In den Wochen nach der Militärintervention gegen den gewählten ägyptischen Präsidenten Mohammed Mursi im Juli 2013 organisierten im Hochsommer 2013 die Muslimbrüder und andere Mursi-Anhänger zu Tauenden auf dem Platz vor der Rabia-al-Adawija-Moschee in Madinat Nasr eines ihrer großen Protestlager. Am 14. August 2013 stürmten Polizei und Armeeeinheiten das Lager. Es gab zu blutigen Auseinandersetzungen und Schießereien, bei denen Ein Reporter der AFP zählte alleine auf dem Rabia-al-Adawija-Platz 124 Tote, Sprecher der Muslimbrüder redeten sogar von mehr als 200 Toten und ca. 5.000 Verletzten. Auch die Moschee wurde bei den Kämpfen weitgehend zerstört.
In der Folge wurde „R4bia“ (von arab. رابعة, Rābiʿa ≙‚vierte‘) vielfach zum Symbol des Widerstands gegen die befürchtete fortdauernde Militärherrschaft in Ägypten.
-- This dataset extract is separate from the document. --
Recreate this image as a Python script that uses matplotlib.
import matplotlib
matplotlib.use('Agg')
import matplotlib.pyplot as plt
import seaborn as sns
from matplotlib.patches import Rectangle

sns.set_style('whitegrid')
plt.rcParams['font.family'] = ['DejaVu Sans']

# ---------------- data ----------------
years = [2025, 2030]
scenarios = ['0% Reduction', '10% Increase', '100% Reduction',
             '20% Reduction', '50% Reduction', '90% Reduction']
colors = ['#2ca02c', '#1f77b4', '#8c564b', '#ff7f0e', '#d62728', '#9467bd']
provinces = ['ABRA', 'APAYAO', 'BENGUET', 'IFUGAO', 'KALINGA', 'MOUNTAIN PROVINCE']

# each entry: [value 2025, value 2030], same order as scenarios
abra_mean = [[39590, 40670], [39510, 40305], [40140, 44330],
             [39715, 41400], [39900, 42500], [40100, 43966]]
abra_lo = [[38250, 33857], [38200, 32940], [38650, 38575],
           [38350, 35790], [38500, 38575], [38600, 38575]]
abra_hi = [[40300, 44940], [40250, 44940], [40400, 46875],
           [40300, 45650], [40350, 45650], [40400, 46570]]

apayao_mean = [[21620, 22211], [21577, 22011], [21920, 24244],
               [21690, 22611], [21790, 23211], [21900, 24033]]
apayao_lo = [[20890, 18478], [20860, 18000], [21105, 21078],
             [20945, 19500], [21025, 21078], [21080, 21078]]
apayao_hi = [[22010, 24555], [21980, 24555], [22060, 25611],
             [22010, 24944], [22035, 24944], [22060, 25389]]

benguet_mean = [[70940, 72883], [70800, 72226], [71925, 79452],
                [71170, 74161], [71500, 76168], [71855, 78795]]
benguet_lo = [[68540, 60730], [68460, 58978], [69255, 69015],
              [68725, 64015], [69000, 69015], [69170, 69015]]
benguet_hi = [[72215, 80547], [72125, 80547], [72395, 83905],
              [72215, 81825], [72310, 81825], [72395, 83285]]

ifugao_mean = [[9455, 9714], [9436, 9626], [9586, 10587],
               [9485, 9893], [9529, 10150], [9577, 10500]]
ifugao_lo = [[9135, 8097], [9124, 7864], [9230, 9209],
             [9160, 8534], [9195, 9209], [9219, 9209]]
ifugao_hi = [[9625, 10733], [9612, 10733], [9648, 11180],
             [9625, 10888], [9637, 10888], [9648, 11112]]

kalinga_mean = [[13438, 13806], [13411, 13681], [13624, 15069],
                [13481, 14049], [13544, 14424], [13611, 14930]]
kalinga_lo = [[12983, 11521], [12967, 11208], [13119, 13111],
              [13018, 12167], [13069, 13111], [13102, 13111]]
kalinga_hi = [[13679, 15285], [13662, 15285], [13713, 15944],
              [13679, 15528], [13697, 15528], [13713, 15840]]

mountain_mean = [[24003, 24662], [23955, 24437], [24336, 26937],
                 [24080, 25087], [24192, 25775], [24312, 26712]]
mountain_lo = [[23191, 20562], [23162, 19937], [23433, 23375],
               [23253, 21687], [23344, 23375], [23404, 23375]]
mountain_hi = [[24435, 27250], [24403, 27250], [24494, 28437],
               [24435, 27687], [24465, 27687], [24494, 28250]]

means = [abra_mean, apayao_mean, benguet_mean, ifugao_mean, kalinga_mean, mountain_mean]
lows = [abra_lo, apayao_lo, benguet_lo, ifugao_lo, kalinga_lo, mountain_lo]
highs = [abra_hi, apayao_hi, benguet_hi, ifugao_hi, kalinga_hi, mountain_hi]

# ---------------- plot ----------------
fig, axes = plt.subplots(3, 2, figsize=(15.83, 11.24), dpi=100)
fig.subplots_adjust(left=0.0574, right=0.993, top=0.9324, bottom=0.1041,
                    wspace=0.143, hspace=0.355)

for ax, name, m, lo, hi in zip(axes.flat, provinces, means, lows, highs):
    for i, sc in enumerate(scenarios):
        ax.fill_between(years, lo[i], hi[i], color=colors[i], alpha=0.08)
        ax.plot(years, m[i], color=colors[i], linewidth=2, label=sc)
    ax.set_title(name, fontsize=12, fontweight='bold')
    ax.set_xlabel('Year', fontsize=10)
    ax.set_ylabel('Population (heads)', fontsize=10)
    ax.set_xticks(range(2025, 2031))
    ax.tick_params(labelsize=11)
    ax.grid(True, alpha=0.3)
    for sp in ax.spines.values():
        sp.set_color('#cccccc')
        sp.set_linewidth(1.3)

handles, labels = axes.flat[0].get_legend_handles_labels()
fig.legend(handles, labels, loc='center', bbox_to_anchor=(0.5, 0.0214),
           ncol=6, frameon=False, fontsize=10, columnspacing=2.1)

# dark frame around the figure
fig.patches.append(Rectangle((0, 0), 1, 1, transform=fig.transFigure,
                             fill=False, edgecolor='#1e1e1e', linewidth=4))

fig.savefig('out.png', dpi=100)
Die Protestierenden verwendeten – auch in „sozialen Netzwerken“ - als Emblem eine schwarze Hand mit vier ausgestreckten Fingern und eingeklapptem Daumen auf gelbem Grund, darunter der Schriftzug „R4bia“ (vgl. Abb. oben). Auf den Demonstrationen wurde z.T. auch nur die Hand mit den ausgestreckten Fingern und dem eingeklappten Daumen gehoben.
Ebenfalls in engem Zusammenhang mit dem Namen Rabia und der Wurzel ر ب ع (r-b-ʿ ≙Vier) hängt die v.a. persische Gedichtform Rubāʿī (arab. „Vierer“, Rubai, Robāʿī, رباعی, Pl. Rubāʿīyāt / Rubaiyat / Robāʿīyāt / رباعيات). Es handelt sich dabei um im 10. Jhdt. entstandene Vierzeiler-Gedichte; die Zeilen haben 10 bis 13 Silben und die Form a a b a oder auch a a a a. Die berühmtesten Rubai stammen von Omar dem Zeltmacher Omar Chayyām / Omar Khayyam.
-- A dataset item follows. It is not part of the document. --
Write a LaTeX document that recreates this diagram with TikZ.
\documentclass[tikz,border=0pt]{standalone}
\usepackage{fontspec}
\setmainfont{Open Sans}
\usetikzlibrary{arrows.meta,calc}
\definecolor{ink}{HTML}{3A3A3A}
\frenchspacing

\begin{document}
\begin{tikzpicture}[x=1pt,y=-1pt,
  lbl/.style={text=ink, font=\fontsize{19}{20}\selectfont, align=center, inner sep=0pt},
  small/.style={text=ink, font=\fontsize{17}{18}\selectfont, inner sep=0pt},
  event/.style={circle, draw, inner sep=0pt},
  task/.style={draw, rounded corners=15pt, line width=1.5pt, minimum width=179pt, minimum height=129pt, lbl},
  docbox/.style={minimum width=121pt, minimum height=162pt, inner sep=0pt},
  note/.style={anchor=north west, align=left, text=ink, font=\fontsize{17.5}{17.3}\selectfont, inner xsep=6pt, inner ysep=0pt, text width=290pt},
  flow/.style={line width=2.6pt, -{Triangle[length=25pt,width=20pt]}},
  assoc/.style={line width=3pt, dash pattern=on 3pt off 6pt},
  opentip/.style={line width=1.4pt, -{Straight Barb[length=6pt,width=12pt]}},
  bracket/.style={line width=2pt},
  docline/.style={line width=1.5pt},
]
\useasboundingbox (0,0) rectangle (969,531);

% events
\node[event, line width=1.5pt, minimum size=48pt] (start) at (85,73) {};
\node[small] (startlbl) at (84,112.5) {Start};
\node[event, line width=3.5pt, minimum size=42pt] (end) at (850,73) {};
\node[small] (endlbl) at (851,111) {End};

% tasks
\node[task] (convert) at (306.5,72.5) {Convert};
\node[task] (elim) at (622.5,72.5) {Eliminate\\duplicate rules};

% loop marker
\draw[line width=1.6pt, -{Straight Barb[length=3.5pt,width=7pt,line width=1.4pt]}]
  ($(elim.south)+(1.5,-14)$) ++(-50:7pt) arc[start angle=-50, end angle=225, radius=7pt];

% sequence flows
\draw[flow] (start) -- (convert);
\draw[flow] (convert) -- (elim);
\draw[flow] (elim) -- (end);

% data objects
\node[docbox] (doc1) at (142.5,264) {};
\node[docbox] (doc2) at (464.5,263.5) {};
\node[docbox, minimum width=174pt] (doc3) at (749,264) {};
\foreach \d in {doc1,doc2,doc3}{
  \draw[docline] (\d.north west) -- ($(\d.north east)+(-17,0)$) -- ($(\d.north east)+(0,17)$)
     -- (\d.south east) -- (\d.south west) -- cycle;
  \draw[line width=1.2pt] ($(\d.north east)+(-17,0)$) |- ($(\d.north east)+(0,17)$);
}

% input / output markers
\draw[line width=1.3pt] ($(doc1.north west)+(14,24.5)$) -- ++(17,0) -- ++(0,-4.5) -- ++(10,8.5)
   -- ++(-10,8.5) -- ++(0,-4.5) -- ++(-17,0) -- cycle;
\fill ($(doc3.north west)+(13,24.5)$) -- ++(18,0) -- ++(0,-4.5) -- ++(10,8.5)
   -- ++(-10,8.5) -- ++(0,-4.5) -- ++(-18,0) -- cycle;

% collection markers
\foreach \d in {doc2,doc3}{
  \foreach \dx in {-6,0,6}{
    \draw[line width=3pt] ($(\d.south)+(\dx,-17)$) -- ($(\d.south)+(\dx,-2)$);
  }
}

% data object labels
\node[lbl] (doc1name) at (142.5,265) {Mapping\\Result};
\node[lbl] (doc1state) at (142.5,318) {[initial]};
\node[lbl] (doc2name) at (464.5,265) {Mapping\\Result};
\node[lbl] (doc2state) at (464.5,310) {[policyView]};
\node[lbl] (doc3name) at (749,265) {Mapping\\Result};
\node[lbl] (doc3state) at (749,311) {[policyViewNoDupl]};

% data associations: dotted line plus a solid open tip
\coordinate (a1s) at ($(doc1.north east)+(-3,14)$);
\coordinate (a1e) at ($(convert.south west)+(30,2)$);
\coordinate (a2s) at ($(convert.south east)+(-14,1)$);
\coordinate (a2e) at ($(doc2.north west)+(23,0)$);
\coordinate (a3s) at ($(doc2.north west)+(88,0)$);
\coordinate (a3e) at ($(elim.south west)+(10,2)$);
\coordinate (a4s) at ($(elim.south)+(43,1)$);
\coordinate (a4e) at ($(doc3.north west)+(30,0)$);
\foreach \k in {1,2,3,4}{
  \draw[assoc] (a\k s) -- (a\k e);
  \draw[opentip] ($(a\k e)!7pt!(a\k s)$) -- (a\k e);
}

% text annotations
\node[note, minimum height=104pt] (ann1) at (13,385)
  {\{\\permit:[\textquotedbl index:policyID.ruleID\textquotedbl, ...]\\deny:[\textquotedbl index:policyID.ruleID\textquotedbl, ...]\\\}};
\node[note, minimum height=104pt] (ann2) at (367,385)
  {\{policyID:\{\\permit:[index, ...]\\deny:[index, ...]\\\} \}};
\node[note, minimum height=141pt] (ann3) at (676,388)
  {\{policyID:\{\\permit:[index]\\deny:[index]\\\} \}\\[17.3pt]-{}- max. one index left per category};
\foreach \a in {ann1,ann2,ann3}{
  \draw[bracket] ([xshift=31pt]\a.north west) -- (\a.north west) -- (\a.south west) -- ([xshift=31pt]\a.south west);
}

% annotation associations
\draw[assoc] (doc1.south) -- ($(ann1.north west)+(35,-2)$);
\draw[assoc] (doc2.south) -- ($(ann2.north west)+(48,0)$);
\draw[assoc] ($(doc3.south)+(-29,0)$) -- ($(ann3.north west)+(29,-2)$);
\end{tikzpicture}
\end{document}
Dagegen rühren die Monatsbezeichnungen Rabi al-auwal (auch al-awwal oder Rabīʿ I., arab. ربيع الأول, trk. rebiyülevvel) und Rabi al-Akhira (trk.rebiyülhir) für den 3. und 4. Mondmonat im islamischen Ritualkalender von einer anderen, vermutlich älteren Wurzel her. „Rabi" ist wahrscheinlich ein aramäisches Fremdwort mir der Bedeutung „später Regen". Von daher erhielt das arabische „rabi", „rebiî" die Bedeutung „Frühling", „Frühjahr". Die Bedeutung des Monatsnamens entspricht in etwa „Erster Monat des Frühlings“ (vgl. auch http://de.wikipedia.org/wiki/Rabi'_al-awwal).
Al-Biruni allerdings ordnete den Rabi-Monaten ausdrücklich den Herbst (Kharif) als ursprüngliche Jahreszeit zu.
Der Rabi al-awwal erhielt den Beinamen „asch-Scharīf“, „der Edle“. Dieser Monat wird auch der große Geburtsmonat genannt, da in der Nacht vom 11./12. Rebiyülevvel der Prophet Mohammed geboren wurde (vgl. im Interkulturellen Kalender Mevlid kandili).
Der 4. Mondmonat Rabi al-Akhira (auch: Rabīʿ ath-thānī; trk.rebiyülhir; ar. „al-Akhira" = der letzte) wird auch der kleine Geburtsmonat genannt.